I finished the book, started studying for the SAT, and realized something very important:  I never learned geometry.  I mean, I took geometry in ninth grade (I was now about to start twelfth grade!), and I did “well”, but now that I knew how deep understanding felt, I realized I didn’t actually understand geometry on any significant level.

Nor did I know algebra.  Or trigonometry.  Or precalculus.

So, I sat down and gradually worked through all of these subjects from scratch while studying for the SAT.  I had learned, while solving logic puzzles, to constantly step back and question my assumptions.  I learned to hold only valid assumptions, and as few of them as possible.  I applied these habits of mind as I boldly attempted to prove theorems and other mathematical relationships by myself.  It was hard work, but enjoyable and addictive.

I became a mathematical explorer.  Math was no longer frustrating but fun.  I got into the habit of attempting to solve any test of ingenuity that came my way.  Paul Zeitz, in The Art and Craft of Problem Solving, asserts that this exploratory/investigative mindset is key to gaining skill at solving significant problems.  The problem-solver lays siege to the problem at hand, circling it until an opening is found–until the crux point of the problem is resolved–and then the problem surrenders its secrets to him, often in a trivial way, and is solved.

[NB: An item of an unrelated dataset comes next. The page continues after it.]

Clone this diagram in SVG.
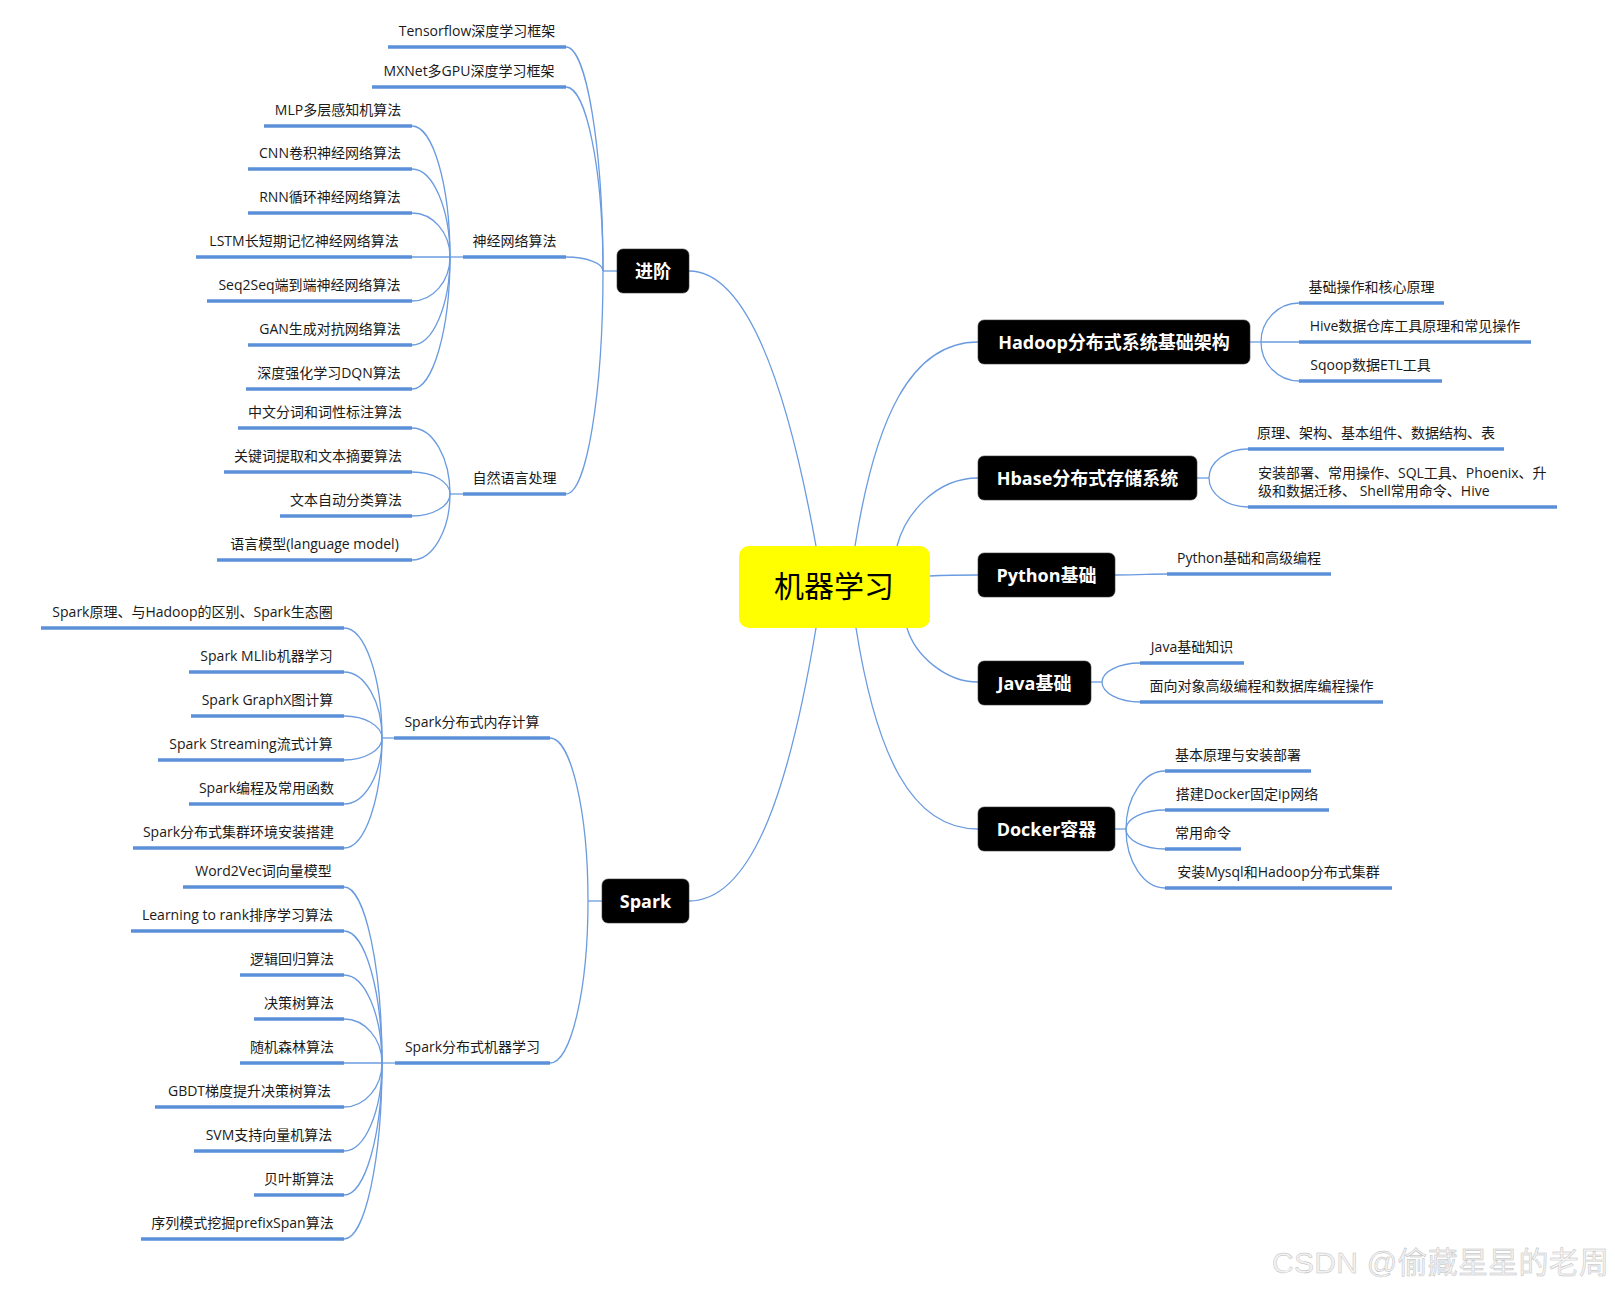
<svg xmlns="http://www.w3.org/2000/svg" width="1615" height="1291" viewBox="0 0 1615 1291">
<style>
.cn{fill:none;stroke:#6a9be0;stroke-width:1.3}
.ul{stroke:#5b8fd8;stroke-width:3.5}
.lt{font-family:"Open Sans","Noto Sans CJK SC",sans-serif;font-size:14px;fill:#1a1a1a;text-anchor:middle}
.lt.s{text-anchor:start}
.box{fill:#000;stroke:#3a3a3a;stroke-width:0.6}
.nt{font-family:"Open Sans","Noto Sans CJK SC",sans-serif;font-size:18px;font-weight:bold;fill:#fff;text-anchor:middle}
.root{fill:#ffff00}
.rt{font-family:"Open Sans","Noto Sans CJK SC",sans-serif;font-size:30px;fill:#000;text-anchor:middle}
.wm{font-family:"Liberation Sans","Noto Sans CJK SC",sans-serif;font-size:30px;fill:#f2f2f2;stroke:#bdbdbd;stroke-width:0.45}
</style>
<rect width="1615" height="1291" fill="#fff"/>
<g id="connectors">
<path class="cn" d="M816 546 C789 396 749 271 689 271"/>
<path class="cn" d="M816 628 C791 778 755 901 689 901"/>
<path class="cn" d="M855 546 C875 420 910 342 978 342"/>
<path class="cn" d="M897 546 C905 515 935 478 978 478"/>
<path class="cn" d="M929 576 C950 575 960 575 978 575"/>
<path class="cn" d="M907 628 C915 655 945 682 978 682"/>
<path class="cn" d="M856 628 C876 754 911 829 978 829"/>
<path class="cn" d="M603 271 H617"/>
<path class="cn" d="M566 47 C586.4 47 603 147.8 603 271"/>
<path class="cn" d="M566 87 C586.4 87 603 169.8 603 271"/>
<path class="cn" d="M566 257 C586.4 257 603 263.3 603 271"/>
<path class="cn" d="M566 494 C586.4 494 603 393.7 603 271"/>
<path class="cn" d="M450 257 H463"/>
<path class="cn" d="M412 126 C432.9 126 450 185 450 257"/>
<path class="cn" d="M412 169 C432.9 169 450 208.6 450 257"/>
<path class="cn" d="M412 213 C432.9 213 450 232.8 450 257"/>
<path class="cn" d="M412 257 H450"/>
<path class="cn" d="M412 301 C432.9 301 450 281.2 450 257"/>
<path class="cn" d="M412 345 C432.9 345 450 305.4 450 257"/>
<path class="cn" d="M412 389 C432.9 389 450 329.6 450 257"/>
<path class="cn" d="M450 494 H463"/>
<path class="cn" d="M412 428 C432.9 428 450 457.7 450 494"/>
<path class="cn" d="M412 472 C432.9 472 450 481.9 450 494"/>
<path class="cn" d="M412 516 C432.9 516 450 506.1 450 494"/>
<path class="cn" d="M412 560 C432.9 560 450 530.3 450 494"/>
<path class="cn" d="M588 901 H602"/>
<path class="cn" d="M550 738 C570.9 738 588 811.4 588 901"/>
<path class="cn" d="M550 1063 C570.9 1063 588 990.1 588 901"/>
<path class="cn" d="M382 738 H394"/>
<path class="cn" d="M344 628 C364.9 628 382 677.5 382 738"/>
<path class="cn" d="M344 672 C364.9 672 382 701.7 382 738"/>
<path class="cn" d="M344 716 C364.9 716 382 725.9 382 738"/>
<path class="cn" d="M344 760 C364.9 760 382 750.1 382 738"/>
<path class="cn" d="M344 804 C364.9 804 382 774.3 382 738"/>
<path class="cn" d="M344 848 C364.9 848 382 798.5 382 738"/>
<path class="cn" d="M382 1063 H395"/>
<path class="cn" d="M344 887 C364.9 887 382 966.2 382 1063"/>
<path class="cn" d="M344 931 C364.9 931 382 990.4 382 1063"/>
<path class="cn" d="M344 975 C364.9 975 382 1014.6 382 1063"/>
<path class="cn" d="M344 1019 C364.9 1019 382 1038.8 382 1063"/>
<path class="cn" d="M344 1063 H382"/>
<path class="cn" d="M344 1107 C364.9 1107 382 1087.2 382 1063"/>
<path class="cn" d="M344 1151 C364.9 1151 382 1111.4 382 1063"/>
<path class="cn" d="M344 1195 C364.9 1195 382 1135.6 382 1063"/>
<path class="cn" d="M344 1239 C364.9 1239 382 1159.8 382 1063"/>
<path class="cn" d="M1250 342 H1261"/>
<path class="cn" d="M1299 303 C1278.1 303 1261 320.6 1261 342"/>
<path class="cn" d="M1261 342 H1299"/>
<path class="cn" d="M1299 381 C1278.1 381 1261 363.5 1261 342"/>
<path class="cn" d="M1197 478 H1209"/>
<path class="cn" d="M1248 449 C1226.6 449 1209 462.1 1209 478"/>
<path class="cn" d="M1248 507 C1226.6 507 1209 494 1209 478"/>
<path class="cn" d="M1115 575 C1140 575 1150 574 1167 574"/>
<path class="cn" d="M1091 682 H1102"/>
<path class="cn" d="M1140 663 C1119.1 663 1102 671.6 1102 682"/>
<path class="cn" d="M1140 702 C1119.1 702 1102 693 1102 682"/>
<path class="cn" d="M1115 829 H1126"/>
<path class="cn" d="M1165 771 C1143.6 771 1126 797.1 1126 829"/>
<path class="cn" d="M1165 810 C1143.6 810 1126 818.6 1126 829"/>
<path class="cn" d="M1165 849 C1143.6 849 1126 840 1126 829"/>
<path class="cn" d="M1165 888 C1143.6 888 1126 861.5 1126 829"/>
</g>

<g id="root"><rect class="root" x="739" y="546" width="191" height="82" rx="10"/><text class="rt" x="834" y="597">机器学习</text></g>

<g id="n-jinjie"><rect class="box" x="617" y="249" width="72" height="44" rx="6"/><text class="nt" x="653" y="277.5">进阶</text></g>
<g id="n-spark"><rect class="box" x="602" y="879" width="87" height="44" rx="6"/><text class="nt" x="645.5" y="907.5">Spark</text></g>
<g id="n-hadoop"><rect class="box" x="978" y="320" width="272" height="44" rx="6"/><text class="nt" x="1114" y="348.5">Hadoop分布式系统基础架构</text></g>
<g id="n-hbase"><rect class="box" x="978" y="456" width="219" height="44" rx="6"/><text class="nt" x="1087.5" y="484.5">Hbase分布式存储系统</text></g>
<g id="n-python"><rect class="box" x="978" y="553" width="137" height="44" rx="6"/><text class="nt" x="1046.5" y="581.5">Python基础</text></g>
<g id="n-java"><rect class="box" x="978" y="661" width="113" height="44" rx="6"/><text class="nt" x="1034.5" y="689.5">Java基础</text></g>
<g id="n-docker"><rect class="box" x="978" y="807" width="137" height="44" rx="6"/><text class="nt" x="1046.5" y="835.5">Docker容器</text></g>

<g id="t-tensorflow"><line class="ul" x1="388" y1="47" x2="566" y2="47"/><text class="lt" x="477" y="35.5">Tensorflow深度学习框架</text></g>
<g id="t-mxnet"><line class="ul" x1="372" y1="87" x2="566" y2="87"/><text class="lt" x="469" y="75.5">MXNet多GPU深度学习框架</text></g>
<g id="t-nn"><line class="ul" x1="463" y1="257" x2="566" y2="257"/><text class="lt" x="514.5" y="245.5">神经网络算法</text></g>
<g id="t-nlp"><line class="ul" x1="463" y1="494" x2="566" y2="494"/><text class="lt" x="514.5" y="482.5">自然语言处理</text></g>

<g id="t-mlp"><line class="ul" x1="264" y1="126" x2="412" y2="126"/><text class="lt" x="338" y="114.5">MLP多层感知机算法</text></g>
<g id="t-cnn"><line class="ul" x1="248" y1="169" x2="412" y2="169"/><text class="lt" x="330" y="157.5">CNN卷积神经网络算法</text></g>
<g id="t-rnn"><line class="ul" x1="248" y1="213" x2="412" y2="213"/><text class="lt" x="330" y="201.5">RNN循环神经网络算法</text></g>
<g id="t-lstm"><line class="ul" x1="196" y1="257" x2="412" y2="257"/><text class="lt" x="304" y="245.5">LSTM长短期记忆神经网络算法</text></g>
<g id="t-seq"><line class="ul" x1="207" y1="301" x2="412" y2="301"/><text class="lt" x="309.5" y="289.5">Seq2Seq端到端神经网络算法</text></g>
<g id="t-gan"><line class="ul" x1="248" y1="345" x2="412" y2="345"/><text class="lt" x="330" y="333.5">GAN生成对抗网络算法</text></g>
<g id="t-dqn"><line class="ul" x1="246" y1="389" x2="412" y2="389"/><text class="lt" x="329" y="377.5">深度强化学习DQN算法</text></g>

<g id="t-cws"><line class="ul" x1="238" y1="428" x2="412" y2="428"/><text class="lt" x="325" y="416.5">中文分词和词性标注算法</text></g>
<g id="t-kw"><line class="ul" x1="224" y1="472" x2="412" y2="472"/><text class="lt" x="318" y="460.5">关键词提取和文本摘要算法</text></g>
<g id="t-cls"><line class="ul" x1="280" y1="516" x2="412" y2="516"/><text class="lt" x="346" y="504.5">文本自动分类算法</text></g>
<g id="t-lm"><line class="ul" x1="217" y1="560" x2="412" y2="560"/><text class="lt" x="314.5" y="548.5">语言模型(language model)</text></g>

<g id="t-mem"><line class="ul" x1="394" y1="738" x2="550" y2="738"/><text class="lt" x="472" y="726.5">Spark分布式内存计算</text></g>
<g id="t-sml"><line class="ul" x1="395" y1="1063" x2="550" y2="1063"/><text class="lt" x="472.5" y="1051.5">Spark分布式机器学习</text></g>

<g id="t-s1"><line class="ul" x1="41" y1="628" x2="344" y2="628"/><text class="lt" x="192.5" y="616.5">Spark原理、与Hadoop的区别、Spark生态圈</text></g>
<g id="t-s2"><line class="ul" x1="189" y1="672" x2="344" y2="672"/><text class="lt" x="266.5" y="660.5">Spark MLlib机器学习</text></g>
<g id="t-s3"><line class="ul" x1="191" y1="716" x2="344" y2="716"/><text class="lt" x="267.5" y="704.5">Spark GraphX图计算</text></g>
<g id="t-s4"><line class="ul" x1="158" y1="760" x2="344" y2="760"/><text class="lt" x="251" y="748.5">Spark Streaming流式计算</text></g>
<g id="t-s5"><line class="ul" x1="189" y1="804" x2="344" y2="804"/><text class="lt" x="266.5" y="792.5">Spark编程及常用函数</text></g>
<g id="t-s6"><line class="ul" x1="133" y1="848" x2="344" y2="848"/><text class="lt" x="238.5" y="836.5">Spark分布式集群环境安装搭建</text></g>

<g id="t-m1"><line class="ul" x1="183" y1="887" x2="344" y2="887"/><text class="lt" x="263.5" y="875.5">Word2Vec词向量模型</text></g>
<g id="t-m2"><line class="ul" x1="131" y1="931" x2="344" y2="931"/><text class="lt" x="237.5" y="919.5">Learning to rank排序学习算法</text></g>
<g id="t-m3"><line class="ul" x1="240" y1="975" x2="344" y2="975"/><text class="lt" x="292" y="963.5">逻辑回归算法</text></g>
<g id="t-m4"><line class="ul" x1="254" y1="1019" x2="344" y2="1019"/><text class="lt" x="299" y="1007.5">决策树算法</text></g>
<g id="t-m5"><line class="ul" x1="240" y1="1063" x2="344" y2="1063"/><text class="lt" x="292" y="1051.5">随机森林算法</text></g>
<g id="t-m6"><line class="ul" x1="155" y1="1107" x2="344" y2="1107"/><text class="lt" x="249.5" y="1095.5">GBDT梯度提升决策树算法</text></g>
<g id="t-m7"><line class="ul" x1="194" y1="1151" x2="344" y2="1151"/><text class="lt" x="269" y="1139.5">SVM支持向量机算法</text></g>
<g id="t-m8"><line class="ul" x1="254" y1="1195" x2="344" y2="1195"/><text class="lt" x="299" y="1183.5">贝叶斯算法</text></g>
<g id="t-m9"><line class="ul" x1="141" y1="1239" x2="344" y2="1239"/><text class="lt" x="242.5" y="1227.5">序列模式挖掘prefixSpan算法</text></g>

<g id="t-h1"><line class="ul" x1="1299" y1="303" x2="1444" y2="303"/><text class="lt" x="1371.5" y="291.5">基础操作和核心原理</text></g>
<g id="t-h2"><line class="ul" x1="1299" y1="342" x2="1531" y2="342"/><text class="lt" x="1415" y="330.5">Hive数据仓库工具原理和常见操作</text></g>
<g id="t-h3"><line class="ul" x1="1299" y1="381" x2="1442" y2="381"/><text class="lt" x="1370.5" y="369.5">Sqoop数据ETL工具</text></g>
<g id="t-b1"><line class="ul" x1="1248" y1="449" x2="1504" y2="449"/><text class="lt" x="1376" y="437.5">原理、架构、基本组件、数据结构、表</text></g>
<g id="t-b2"><line class="ul" x1="1248" y1="507" x2="1557" y2="507"/><text class="lt s" x="1258" y="477.5">安装部署、常用操作、SQL工具、Phoenix、升</text><text class="lt s" x="1258" y="495.5">级和数据迁移、 Shell常用命令、Hive</text></g>
<g id="t-p1"><line class="ul" x1="1167" y1="574" x2="1331" y2="574"/><text class="lt" x="1249" y="562.5">Python基础和高级编程</text></g>
<g id="t-j1"><line class="ul" x1="1140" y1="663" x2="1244" y2="663"/><text class="lt" x="1192" y="651.5">Java基础知识</text></g>
<g id="t-j2"><line class="ul" x1="1140" y1="702" x2="1383" y2="702"/><text class="lt" x="1261.5" y="690.5">面向对象高级编程和数据库编程操作</text></g>
<g id="t-d1"><line class="ul" x1="1165" y1="771" x2="1311" y2="771"/><text class="lt" x="1238" y="759.5">基本原理与安装部署</text></g>
<g id="t-d2"><line class="ul" x1="1165" y1="810" x2="1329" y2="810"/><text class="lt" x="1247" y="798.5">搭建Docker固定ip网络</text></g>
<g id="t-d3"><line class="ul" x1="1165" y1="849" x2="1241" y2="849"/><text class="lt" x="1203" y="837.5">常用命令</text></g>
<g id="t-d4"><line class="ul" x1="1165" y1="888" x2="1392" y2="888"/><text class="lt" x="1278.5" y="876.5">安装Mysql和Hadoop分布式集群</text></g>

<text class="wm" x="1272" y="1273" textLength="337" lengthAdjust="spacing">CSDN @偷藏星星的老周</text>
</svg>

Gradually, I gained confidence and became skillful at math, doing very well in senior year calculus and in any other class (chemistry, physics) requiring accurate, logical thinking, as well as on standardized exams.  No longer intimidated by math, I switched from biochemistry to computer science after my freshman year of college and deliberately took the hardest math and science classes I could (much harder than entry-level “pre-med” classes), enjoying them greatly and doing very well in them, and, eventually, getting into one of the best computer science doctoral programs in the world.

They say the bumblebee doesn’t know it shouldn’t be able to fly.  I didn’t know I couldn’t become good at math, so I kept at it, and kept surprising myself, until I became pretty good.  I never did become great, but that’s okay.

(Who knows?  Maybe I would have become great if I had not switched careers and had continued to apply the principles of deliberate practice.  Maybe you could become great at some skill that currently escapes you, if you just drop the invisible script of “I don’t have the necessary talent” and get down to business!)